Le film nous fait aussi entendre beaucoup de musique diégétique, avec des scènes proches du reportage comme cet interminable prêche enfiévré, ou ces scènes de gospels et de percussions jouées dans la rue. On trouve même une longue scène de carnaval où l’on voit d’ailleurs les gangs participer activement à la vie culturelle locale. Sur le générique de fin, la production tient d’ailleurs à remercier plusieurs gangs célèbres de l’époque pour leur aide et leur participation (les Jolly Stompers, Tomahawks, Black Spades et Pure Hell). Certains de leurs membres apparaissent également dans le film (voir cet article de 1973 du New York Times).
« Hey man… I’m going be the captain… »
L’année 1974, la date de sortie de The Education of Sonny Carson au cinéma est également celle que les livres d’Histoire retiennent comme date de naissance du hip-hop avec les premières block parties. On comprend d’autant mieux comment le film est devenu culte et pourquoi des rappeurs s’en sont nourris des années plus tard.
Après cette introduction légendaire, Ghostface reprend d’autres passages du film au cours de l’album, comme l’intro de 260 qui sample le discours des Hawks en train de se chauffer pour aller en guerre, ou encore celle de All That I Got Is You, qui cite une scène en prison dans l’enfance de Sonny où ce dernier annonce à son collègue de cellule qu’il a trois mois à tirer.
« - What dey gives you, blood ?
– Three months man.
– Whatchu doin in here anyway ? You oughta be home with your momma. How old are you boy ?
– Thirteen.
– Thirteen ? Damn, the bastards must be runnin outta niggaz to arrest »

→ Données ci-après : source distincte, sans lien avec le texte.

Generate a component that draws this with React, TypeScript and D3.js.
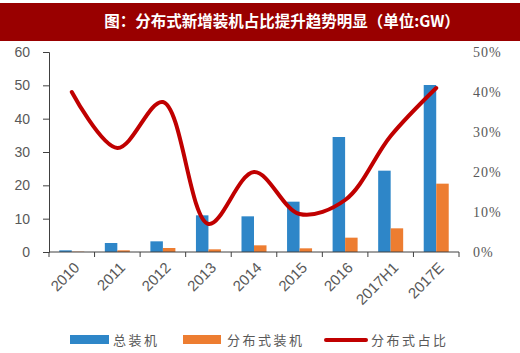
import React, { useEffect, useRef } from 'react'
import * as d3 from 'd3'

const categories = ['2010', '2011', '2012', '2013', '2014', '2015', '2016', '2017H1', '2017E']
const totalInstalled = [0.5, 2.7, 3.2, 11, 10.7, 15.1, 34.5, 24.4, 50.1]
const distributedInstalled = [0.1, 0.5, 1.2, 0.8, 2.0, 1.1, 4.3, 7.1, 20.5]
const distributedShare = [0.40, 0.26, 0.375, 0.07, 0.20, 0.095, 0.13, 0.29, 0.41]
const leftTicks = [0, 10, 20, 30, 40, 50, 60]
const rightTicks = [0, 0.1, 0.2, 0.3, 0.4, 0.5]

const W = 520
const H = 353

const App = () => {
  const ref = useRef<SVGGElement>(null)

  useEffect(() => {
    const g = d3.select(ref.current)
    g.selectAll('*').remove()

    const margin = { top: 52, right: 61, bottom: 101, left: 49 }
    const innerW = W - margin.left - margin.right
    const innerH = H - margin.top - margin.bottom

    // title bar
    g.append('rect').attr('x', 0).attr('y', 3).attr('width', W).attr('height', 38).attr('fill', '#990000')
    g.append('text')
      .attr('x', 282).attr('y', 27)
      .attr('text-anchor', 'middle')
      .attr('fill', '#fff')
      .attr('font-family', '"Noto Sans CJK SC", sans-serif')
      .attr('font-weight', 'bold')
      .attr('font-size', 15.5)
      .text('图：分布式新增装机占比提升趋势明显（单位:GW）')

    const plot = g.append('g').attr('transform', `translate(${margin.left},${margin.top})`)

    const x = d3.scaleBand().domain(categories).range([0, innerW])
    const y = d3.scaleLinear().domain([0, 60]).range([innerH, 0])
    const y2 = d3.scaleLinear().domain([0, 0.5]).range([innerH, 0])

    const barW = 12.5
    const cx = (c: string) => (x(c) as number) + x.bandwidth() / 2

    plot.selectAll('rect.total')
      .data(categories)
      .enter().append('rect')
      .attr('class', 'total')
      .attr('x', d => cx(d) - barW)
      .attr('y', (d, i) => y(totalInstalled[i]))
      .attr('width', barW)
      .attr('height', (d, i) => innerH - y(totalInstalled[i]))
      .attr('fill', '#2E86C8')

    plot.selectAll('rect.dist')
      .data(categories)
      .enter().append('rect')
      .attr('class', 'dist')
      .attr('x', d => cx(d))
      .attr('y', (d, i) => y(distributedInstalled[i]))
      .attr('width', barW)
      .attr('height', (d, i) => innerH - y(distributedInstalled[i]))
      .attr('fill', '#ED7D31')

    // left axis
    const yAxisG = plot.append('g').call(d3.axisLeft(y).tickValues(leftTicks).tickSize(6).tickPadding(13))
    yAxisG.select('.domain').attr('stroke', '#404040')
    yAxisG.selectAll('line').attr('stroke', '#404040')
    yAxisG.selectAll('text')
      .attr('font-family', 'Arial, "Liberation Sans", sans-serif')
      .attr('font-size', 14)
      .attr('fill', '#595959')

    // right axis (no line)
    const y2AxisG = plot.append('g')
      .attr('transform', `translate(${innerW},0)`)
      .call(d3.axisRight(y2).tickValues(rightTicks).tickFormat(d3.format('.0%')).tickSize(0).tickPadding(14))
    y2AxisG.select('.domain').remove()
    y2AxisG.selectAll('text')
      .attr('font-family', '"Liberation Serif", "Times New Roman", serif')
      .attr('font-size', 14)
      .attr('letter-spacing', 1)
      .attr('fill', '#595959')

    // bottom axis with ticks at band boundaries
    const bottom = plot.append('g').attr('transform', `translate(0,${innerH})`)
    bottom.append('line').attr('x1', 0).attr('x2', innerW).attr('stroke', '#404040')
    const bounds = d3.range(categories.length + 1).map(i => i * x.bandwidth())
    bottom.selectAll('line.tick')
      .data(bounds)
      .enter().append('line')
      .attr('class', 'tick')
      .attr('x1', d => d).attr('x2', d => d)
      .attr('y1', 0).attr('y2', 5)
      .attr('stroke', '#404040')
    bottom.selectAll('text')
      .data(categories)
      .enter().append('text')
      .attr('transform', d => `translate(${cx(d) + 5},${13}) rotate(-45)`)
      .attr('text-anchor', 'end')
      .attr('dy', '0.35em')
      .attr('font-family', 'Arial, "Liberation Sans", sans-serif')
      .attr('font-size', 15)
      .attr('fill', '#595959')
      .text(d => d)

    // share line
    const line = d3.line<number>()
      .x((d, i) => cx(categories[i]))
      .y(d => y2(d))
      .curve(d3.curveCatmullRom.alpha(0.5))
    plot.append('path')
      .datum(distributedShare)
      .attr('d', line)
      .attr('fill', 'none')
      .attr('stroke', '#C00000')
      .attr('stroke-width', 4)
      .attr('stroke-linecap', 'round')

    // legend
    const leg = g.append('g').attr('transform', 'translate(0,340)')
    const legFont = '"Noto Sans CJK SC", sans-serif'
    leg.append('rect').attr('x', 70).attr('y', -5).attr('width', 39).attr('height', 9).attr('fill', '#2E86C8')
    leg.append('text').attr('x', 113).attr('y', 0).attr('dy', '0.35em').text('总装机')
    leg.append('rect').attr('x', 183).attr('y', -5).attr('width', 38).attr('height', 9).attr('fill', '#ED7D31')
    leg.append('text').attr('x', 227).attr('y', 0).attr('dy', '0.35em').text('分布式装机')
    leg.append('line').attr('x1', 326).attr('x2', 366).attr('y1', 0).attr('y2', 0)
      .attr('stroke', '#C00000').attr('stroke-width', 4).attr('stroke-linecap', 'round')
    leg.append('text').attr('x', 371).attr('y', 0).attr('dy', '0.35em').text('分布式占比')
    leg.selectAll('text')
      .attr('font-family', legFont)
      .attr('font-size', 13)
      .attr('letter-spacing', 2.5)
      .attr('fill', '#595959')
  }, [])

  return (
    <svg width={W} height={H} style={{ position: 'absolute', left: 0, top: 0 }}>
      <rect width={W} height={H} fill="#fff" />
      <g ref={ref} />
    </svg>
  )
}

export default App
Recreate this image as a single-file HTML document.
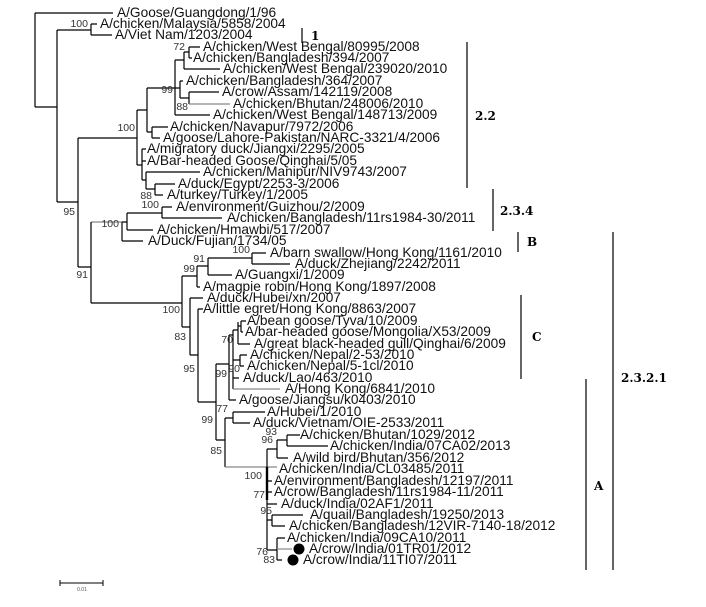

Si les extraits les plus célèbres tirés de ce film sont ceux de l’album de Ghosface Killah, nombreux sont les rappeurs des années suivantes à en avoir extrait des dialogues, comme Prodigy (Be Cool Skit), Common (The Bitch in Yoo) et Roc Marciano (l’intro de The Pimpire Strikes Back). Aujourd’hui encore les hommages venus des rappeurs ne manquent pas, 2 Chainz (Dresser « Lil Boy » avec Young Thug) ou Meek Mill (Wanna Know) ont repris des extraits de dialogues, ou encore avec des samples musicaux de la bande originale comme 21 Savage (Bank Account). La liste est non exhaustive.
D’ailleurs la musique originale du film, de Coleridge-Taylor Perkinson, a aussi été énormément samplée. Tibo nous en a réuni un certain nombre dans un mix d’anthologie.
– Voir le film complet sur Youtube
Mwlina Imiri Abubadika
Pour finir, revenons au véritable Sonny Carson. Après son expérience racontée dans le film il s’engage dans la guerre de Corée, où il sert dans la 82e division aéroportée. Puis il change son nom pour Mwlina Imiri Abubadika et devient par la suite un activiste « black nationalist » engagé dans divers combats comme la lutte contre la drogue ou les brutalités policières. Mais il s’affichera aussi dans des luttes plus douteuses comme le boycott de certaines épiceries tenues par des Coréens, ou les tensions raciales de 1991 entre noirs et juifs dans le quartier de Crown Heights. Dernier lien avec le rap, son fils Lumumba Carson officie sous le pseudonyme de Professor X (the Overseer) au sein du X Clan.